** BEGIN **

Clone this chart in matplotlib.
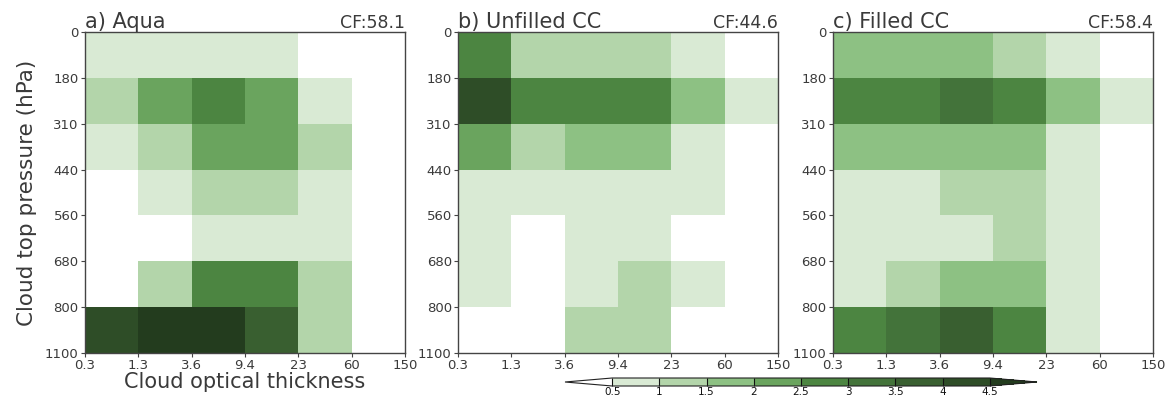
import numpy as np
import matplotlib
matplotlib.use("Agg")
import matplotlib.pyplot as plt
from matplotlib.colors import ListedColormap, BoundaryNorm

# Bin edges
tau_labels = ["0.3", "1.3", "3.6", "9.4", "23", "60", "150"]
ctp_labels = ["0", "180", "310", "440", "560", "680", "800", "1100"]

# Values (%), rows top (0-180 hPa) to bottom (800-1100 hPa), cols tau bins
aqua = [
    [0.75, 0.75, 0.75, 0.75, 0.25, 0.25],
    [1.25, 2.25, 2.75, 2.25, 0.75, 0.25],
    [0.75, 1.25, 2.25, 2.25, 1.25, 0.25],
    [0.25, 0.75, 1.25, 1.25, 0.75, 0.25],
    [0.25, 0.25, 0.75, 0.75, 0.75, 0.25],
    [0.25, 1.25, 2.75, 2.75, 1.25, 0.25],
    [4.25, 4.75, 4.75, 3.75, 1.25, 0.25],
]
unfilled = [
    [2.75, 1.25, 1.25, 1.25, 0.75, 0.25],
    [4.25, 2.75, 2.75, 2.75, 1.75, 0.75],
    [2.25, 1.25, 1.75, 1.75, 0.75, 0.25],
    [0.75, 0.75, 0.75, 0.75, 0.75, 0.25],
    [0.75, 0.25, 0.75, 0.75, 0.25, 0.25],
    [0.75, 0.25, 0.75, 1.25, 0.75, 0.25],
    [0.25, 0.25, 1.25, 1.25, 0.25, 0.25],
]
filled = [
    [1.75, 1.75, 1.75, 1.25, 0.75, 0.25],
    [2.75, 2.75, 3.25, 2.75, 1.75, 0.75],
    [1.75, 1.75, 1.75, 1.75, 0.75, 0.25],
    [0.75, 0.75, 1.25, 1.25, 0.75, 0.25],
    [0.75, 0.75, 0.75, 1.25, 0.75, 0.25],
    [0.75, 1.25, 1.75, 1.75, 0.75, 0.25],
    [2.75, 3.25, 3.75, 2.75, 0.75, 0.25],
]
titles = ["a) Aqua", "b) Unfilled CC", "c) Filled CC"]
cf_values = ["CF:58.1", "CF:44.6", "CF:58.4"]
levels = [0.5, 1, 1.5, 2, 2.5, 3, 3.5, 4, 4.5]
level_labels = ["0.5", "1", "1.5", "2", "2.5", "3", "3.5", "4", "4.5"]

colors = ["#d9ead4", "#b3d5aa", "#8dc183", "#6aa45e", "#4c8541",
          "#43733a", "#395f30", "#2e4d27"]
cmap = ListedColormap(colors)
cmap.set_under("#ffffff")
cmap.set_over("#233c1e")
norm = BoundaryNorm(levels, cmap.N)

txt = "#3a3a3a"
plt.rcParams["font.family"] = ["DejaVu Sans"]
fig = plt.figure(figsize=(11.76, 3.98), dpi=100)
W, H = 1176.0, 398.0
lefts = [85, 458, 833]
aw, ah = 320, 321
top = 32

mesh = None
for i, data in enumerate([aqua, unfilled, filled]):
    ax = fig.add_axes([lefts[i] / W, (H - top - ah) / H, aw / W, ah / H])
    arr = np.array(data)
    mesh = ax.pcolormesh(np.arange(len(tau_labels)), np.arange(len(ctp_labels)),
                         arr, cmap=cmap, norm=norm)
    ax.set_xlim(0, len(tau_labels) - 1)
    ax.set_ylim(len(ctp_labels) - 1, 0)
    ax.set_xticks(np.arange(len(tau_labels)))
    ax.set_xticklabels(tau_labels)
    ax.set_yticks(np.arange(len(ctp_labels)))
    ax.set_yticklabels(ctp_labels)
    ax.tick_params(direction="out", length=3, width=0.8, labelsize=9.5,
                   colors="#444444", labelcolor=txt, pad=1.5)
    for s in ax.spines.values():
        s.set_color("#444444")
        s.set_linewidth(1.0)
    ax.set_title(titles[i], loc="left", fontsize=15, color=txt, pad=0.5)
    ax.set_title(cf_values[i], loc="right", fontsize=12.5, color=txt, pad=2)
    if i == 0:
        ax.set_ylabel("Cloud top pressure (hPa)", fontsize=15.5, color=txt, labelpad=6)
        ax.set_xlabel("Cloud optical thickness", fontsize=15, color=txt, labelpad=0)

cax = fig.add_axes([565 / W, (H - 386) / H, 472 / W, 8 / H])
cb = fig.colorbar(mesh, cax=cax, orientation="horizontal", extend="both",
                  extendfrac=0.125, drawedges=True, ticks=levels)
cb.set_ticklabels(level_labels)
cb.outline.set_linewidth(0.8)
cb.outline.set_edgecolor("#222222")
cb.dividers.set_color("#111111")
cb.dividers.set_linewidth(0.8)
cax.tick_params(length=0, labelsize=7.5, pad=0.5, labelcolor="#111111")

fig.savefig("out.png", dpi=100)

** END **

Extract every line of the data exactly; pictures stay out.

Clone this chart in matplotlib.
import numpy as np
import matplotlib
matplotlib.use("Agg")
import matplotlib.pyplot as plt
from matplotlib.colors import ListedColormap, BoundaryNorm

# Bin edges
tau_labels = ["0.3", "1.3", "3.6", "9.4", "23", "60", "150"]
ctp_labels = ["0", "180", "310", "440", "560", "680", "800", "1100"]

# Values (%), rows top (0-180 hPa) to bottom (800-1100 hPa), cols tau bins
aqua = [
    [0.75, 0.75, 0.75, 0.75, 0.25, 0.25],
    [1.25, 2.25, 2.75, 2.25, 0.75, 0.25],
    [0.75, 1.25, 2.25, 2.25, 1.25, 0.25],
    [0.25, 0.75, 1.25, 1.25, 0.75, 0.25],
    [0.25, 0.25, 0.75, 0.75, 0.75, 0.25],
    [0.25, 1.25, 2.75, 2.75, 1.25, 0.25],
    [4.25, 4.75, 4.75, 3.75, 1.25, 0.25],
]
unfilled = [
    [2.75, 1.25, 1.25, 1.25, 0.75, 0.25],
    [4.25, 2.75, 2.75, 2.75, 1.75, 0.75],
    [2.25, 1.25, 1.75, 1.75, 0.75, 0.25],
    [0.75, 0.75, 0.75, 0.75, 0.75, 0.25],
    [0.75, 0.25, 0.75, 0.75, 0.25, 0.25],
    [0.75, 0.25, 0.75, 1.25, 0.75, 0.25],
    [0.25, 0.25, 1.25, 1.25, 0.25, 0.25],
]
filled = [
    [1.75, 1.75, 1.75, 1.25, 0.75, 0.25],
    [2.75, 2.75, 3.25, 2.75, 1.75, 0.75],
    [1.75, 1.75, 1.75, 1.75, 0.75, 0.25],
    [0.75, 0.75, 1.25, 1.25, 0.75, 0.25],
    [0.75, 0.75, 0.75, 1.25, 0.75, 0.25],
    [0.75, 1.25, 1.75, 1.75, 0.75, 0.25],
    [2.75, 3.25, 3.75, 2.75, 0.75, 0.25],
]
titles = ["a) Aqua", "b) Unfilled CC", "c) Filled CC"]
cf_values = ["CF:58.1", "CF:44.6", "CF:58.4"]
levels = [0.5, 1, 1.5, 2, 2.5, 3, 3.5, 4, 4.5]
level_labels = ["0.5", "1", "1.5", "2", "2.5", "3", "3.5", "4", "4.5"]

colors = ["#d9ead4", "#b3d5aa", "#8dc183", "#6aa45e", "#4c8541",
          "#43733a", "#395f30", "#2e4d27"]
cmap = ListedColormap(colors)
cmap.set_under("#ffffff")
cmap.set_over("#233c1e")
norm = BoundaryNorm(levels, cmap.N)

txt = "#3a3a3a"
plt.rcParams["font.family"] = ["DejaVu Sans"]
fig = plt.figure(figsize=(11.76, 3.98), dpi=100)
W, H = 1176.0, 398.0
lefts = [85, 458, 833]
aw, ah = 320, 321
top = 32

mesh = None
for i, data in enumerate([aqua, unfilled, filled]):
    ax = fig.add_axes([lefts[i] / W, (H - top - ah) / H, aw / W, ah / H])
    arr = np.array(data)
    mesh = ax.pcolormesh(np.arange(len(tau_labels)), np.arange(len(ctp_labels)),
                         arr, cmap=cmap, norm=norm)
    ax.set_xlim(0, len(tau_labels) - 1)
    ax.set_ylim(len(ctp_labels) - 1, 0)
    ax.set_xticks(np.arange(len(tau_labels)))
    ax.set_xticklabels(tau_labels)
    ax.set_yticks(np.arange(len(ctp_labels)))
    ax.set_yticklabels(ctp_labels)
    ax.tick_params(direction="out", length=3, width=0.8, labelsize=9.5,
                   colors="#444444", labelcolor=txt, pad=1.5)
    for s in ax.spines.values():
        s.set_color("#444444")
        s.set_linewidth(1.0)
    ax.set_title(titles[i], loc="left", fontsize=15, color=txt, pad=0.5)
    ax.set_title(cf_values[i], loc="right", fontsize=12.5, color=txt, pad=2)
    if i == 0:
        ax.set_ylabel("Cloud top pressure (hPa)", fontsize=15.5, color=txt, labelpad=6)
        ax.set_xlabel("Cloud optical thickness", fontsize=15, color=txt, labelpad=0)

cax = fig.add_axes([565 / W, (H - 386) / H, 472 / W, 8 / H])
cb = fig.colorbar(mesh, cax=cax, orientation="horizontal", extend="both",
                  extendfrac=0.125, drawedges=True, ticks=levels)
cb.set_ticklabels(level_labels)
cb.outline.set_linewidth(0.8)
cb.outline.set_edgecolor("#222222")
cb.dividers.set_color("#111111")
cb.dividers.set_linewidth(0.8)
cax.tick_params(length=0, labelsize=7.5, pad=0.5, labelcolor="#111111")

fig.savefig("out.png", dpi=100)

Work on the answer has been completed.